Hi Robert, I spent 2 years flying Pixhawk equipped anti-poaching fixed-wing drones in the KNP (Olifants/Talamati/Pretoriuskop/Phabeni), Manyeleti, Hluhluwe/Imfolozi, etc in 2014-6 with thermal cameras so have a bit of experience in this field. Not to put you off but some of our biggest problems were the following:
Poacher detection: I flew 290 logged hours and 17400+km and I saw just 1 poacher group (we flew 330ft altitude, 43km/h, viewing ~18Ha a minute, 2hr endurance per battery). No apprehensions or arrests for our entire team after 1000+ hrs.
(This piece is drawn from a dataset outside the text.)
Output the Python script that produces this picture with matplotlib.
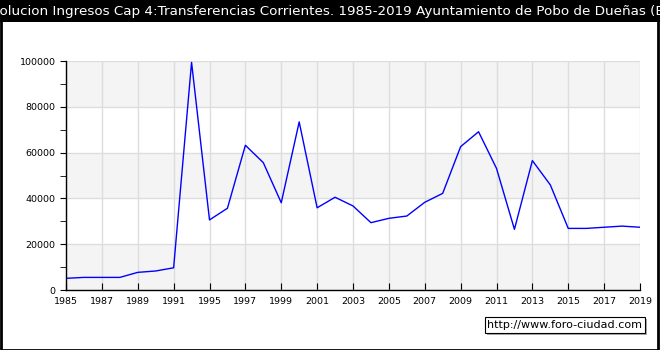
import matplotlib
matplotlib.use("Agg")
import matplotlib.pyplot as plt
from matplotlib.patches import Rectangle
from matplotlib.ticker import MultipleLocator

years = ["1985", "1986", "1987", "1988", "1989", "1990", "1991", "1993",
         "1995", "1996", "1997", "1998", "1999", "2000", "2001", "2002",
         "2003", "2004", "2005", "2006", "2007", "2008", "2009", "2010",
         "2011", "2012", "2013", "2014", "2015", "2016", "2017", "2018", "2019"]
values = [5100, 5500, 5500, 5500, 7700, 8300, 9700, 99400,
          30600, 35700, 63200, 55600, 38100, 73400, 35900, 40500,
          36700, 29400, 31300, 32300, 38300, 42200, 62600, 69100,
          53100, 26500, 56500, 45900, 26900, 26900, 27400, 27900, 27400]
yticks = [0, 20000, 40000, 60000, 80000, 100000]

W, H = 660, 350
fig = plt.figure(figsize=(W / 100, H / 100), dpi=100)
fig.patch.set_facecolor("white")

# outer border and title bar
fig.patches.append(Rectangle((0.5 / W, 0.5 / H), 1 - 2.5 / W, 1 - 1.5 / H,
                             transform=fig.transFigure, fill=False,
                             edgecolor="black", linewidth=2, zorder=0))
fig.patches.append(Rectangle((0, 1 - 22 / H), 1, 22 / H,
                             transform=fig.transFigure, facecolor="black",
                             edgecolor="none", zorder=1))
fig.text(-17 / W, 1 - 11 / H,
         "Evolucion Ingresos Cap 4:Transferencias Corrientes. 1985-2019 Ayuntamiento de Pobo de Dueñas (Euros)",
         color="white", fontsize=9.7, ha="left", va="center", zorder=2)

ax = fig.add_axes([66 / W, 60 / H, 574 / W, 229 / H])
ax.set_facecolor("white")
xs = list(range(len(years)))
ax.set_xlim(0, len(years) - 1)
ax.set_ylim(0, 100000)

# alternating bands
for i in range(0, len(yticks) - 1):
    if i % 2 == 0:
        ax.axhspan(yticks[i], yticks[i + 1], facecolor="#f4f4f4",
                   edgecolor="none", zorder=0)

ax.plot(xs, values, color="#0000ff", linewidth=1, zorder=3)

ax.set_yticks(yticks)
ax.set_yticklabels([str(v) for v in yticks])
ax.yaxis.set_minor_locator(MultipleLocator(10000))
ax.set_xticks(xs[::2])
ax.set_xticklabels(years[::2])

ax.grid(True, which="major", color="#dddddd", linewidth=1, zorder=1)
ax.set_axisbelow(True)
for s in ["top", "right"]:
    ax.spines[s].set_visible(False)
for s in ["left", "bottom"]:
    ax.spines[s].set_color("black")
    ax.spines[s].set_linewidth(1)
    ax.spines[s].set_zorder(4)

ax.tick_params(axis="y", which="major", direction="out", length=4,
               labelsize=6.8, pad=3.5, color="black")
ax.tick_params(axis="y", which="minor", direction="out", length=4,
               color="black")
ax.tick_params(axis="x", which="major", direction="in", length=5,
               labelsize=6.8, pad=5, color="black")

# watermark with shadow
fig.patches.append(Rectangle((487 / W, 1 - 335 / H), 160 / W, 16 / H,
                             transform=fig.transFigure, facecolor="#aaaaaa",
                             edgecolor="none", zorder=5))
fig.patches.append(Rectangle((485 / W, 1 - 333 / H), 160 / W, 16 / H,
                             transform=fig.transFigure, facecolor="white",
                             edgecolor="black", linewidth=0.8, zorder=6))
fig.text(565 / W, 1 - 325 / H, "http://www.foro-ciudad.com", fontsize=8,
         ha="center", va="center", zorder=7)

fig.savefig("out.png", dpi=100)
It is extremely difficult to find 2-3 persons in 1000’s hectares of African bush, on open plains or canoes on water yes, otherwise the calculated chance of detection is about 1-2%. Even flying fencelines with alarm triggers we still failed to see anyone besides anti-poaching personal.
Difficult conditions: Area too large, too vegetated (thick bush), too much time (with only 1 drone), 6 hrs of night flying very taxing on operators, poachers come when you sleep/rest or before or after you fly. Air temp at midnight in Feb 2016 was 37°C (100°F) thus poachers become invisible to the thermal cameras. Also hectic storms, wind, insects, dust, rain, humidity, etc
Once you’ve overcome those then you have:
Poacher retention: It is almost impossible to get a apprehension team to the poacher undetected, (hence your question about dye marking).
The results in the end did not justify the means. Not until the drones can do the following without human intervention: charge/refuel, launch, search, retain, shoot, etc.
Hi Graham, one of the criteria is that we reduce the manpower required to operate this program. To do this we have teamed up with a university with an established AI project that has already been tested in the Kruger. We expect the hit rate to initially drop where we will fly until the system learns to deal with the terrain.
Heat is an issue with the FLIR but we also have IR onboard with 940nm LEDs that can illuminate objects up to 120m away.
The man power to replace the batteries is also reduced as we have tried to make it as simple as possible but all your concerns have been factored into what we are trying to address.
If this were my project I would look to using Foxtechfpv’s new 6 hr flight time hybrid quad. No changing batteries at night patrol, can hover and follow targets directly without having to fly a circular loiter pattern. Tough plastic body rather than foam. More rain, bug and dust resistant.
Problem is it will be too noisy, we have already had to take steps to minimise noise as far as possible to overcome resistance to UAV usage. You would think that this would be easy but the amount of resistance and red tape due to abuse of cheap drones for game watching is astounding. There are two similar projects to mine, both commercial and independently we all settled on an X8 VTOL.